Why Your AI Pilots Are Losing Trust

What CX leaders need to know before moving promising AI trials into real customer journeys

AI & Automation in CXContact Center & Omnichannel​Interview

Published: July 15, 2026

Francesca Roche

Francesca Roche

Francesca Roche sits down with Priscilla Lee, Senior Director of Product Marketing at Quiq, and John Anderson, AI Architect at Quiq.

AI pilots often look polished because they happen in controlled conditions, with limited scenarios, close oversight, and a narrower view of what customers actually do when a service issue becomes urgent, messy, or emotionally charged.

Once AI moves into production, the real test begins: customers switch channels, repeat old problems, ask follow-up questions, expect context to carry over, and judge the brand when the experience feels disconnected.

Anderson points to a common enterprise mistake, explaining that:

“Most companies tend to deploy AI by channel, not necessarily by customer journey.”

That channel-by-channel approach can create a customer experience where voice, chat, SMS, and human agents all operate from different fragments of the same story.

For customers, that means repeating the same issue when they move from an AI agent to a human agent, or restarting from scratch when they return a day later to continue an unresolved case.

Anderson says one of the most common failure points is the handoff, where a human agent receives “a cold transfer with no context,” forcing the customer to explain everything again.

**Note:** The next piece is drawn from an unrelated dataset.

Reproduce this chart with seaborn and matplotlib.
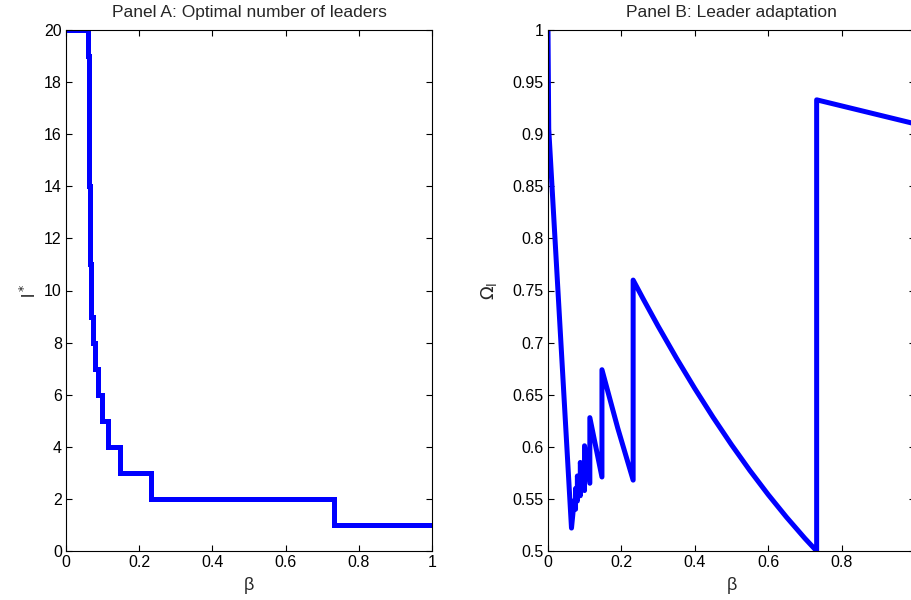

That moment matters because AI does not have to fail dramatically to damage trust, it only has to make the customer feel unseen, slowed down, or bounced between systems.

Lee says expectations have changed quickly, noting that “a year ago, if AI could answer a simple question or just get you to the right human agent without too much hassle, customers were pretty happy about that.”

Now, customers increasingly expect AI to resolve issues from start to finish, which demands stronger architecture, better access to business data, and a clearer understanding of when to escalate.

The production trust problem also reaches beyond the customer journey and into the leadership team, where visibility becomes essential for governance, compliance, and brand protection.

“AI almost never stalls because AI isn’t handling the task,” Lee acknowledges.

“It’s stalling because someone on the leadership side isn’t comfortable with AI that they can’t see inside of.”

That is why simulations, guardrails, and observability become central once AI leaves the pilot stage and starts shaping live customer experiences.

Anderson adds that teams should avoid optimizing for the demo and instead focus on what happens when “a real customer has a complex problem” and the AI is the only available support.

For CX leaders, the takeaway is clear: production-ready AI needs continuity, control, and enough visibility for the business to trust what customers experience before they experience it.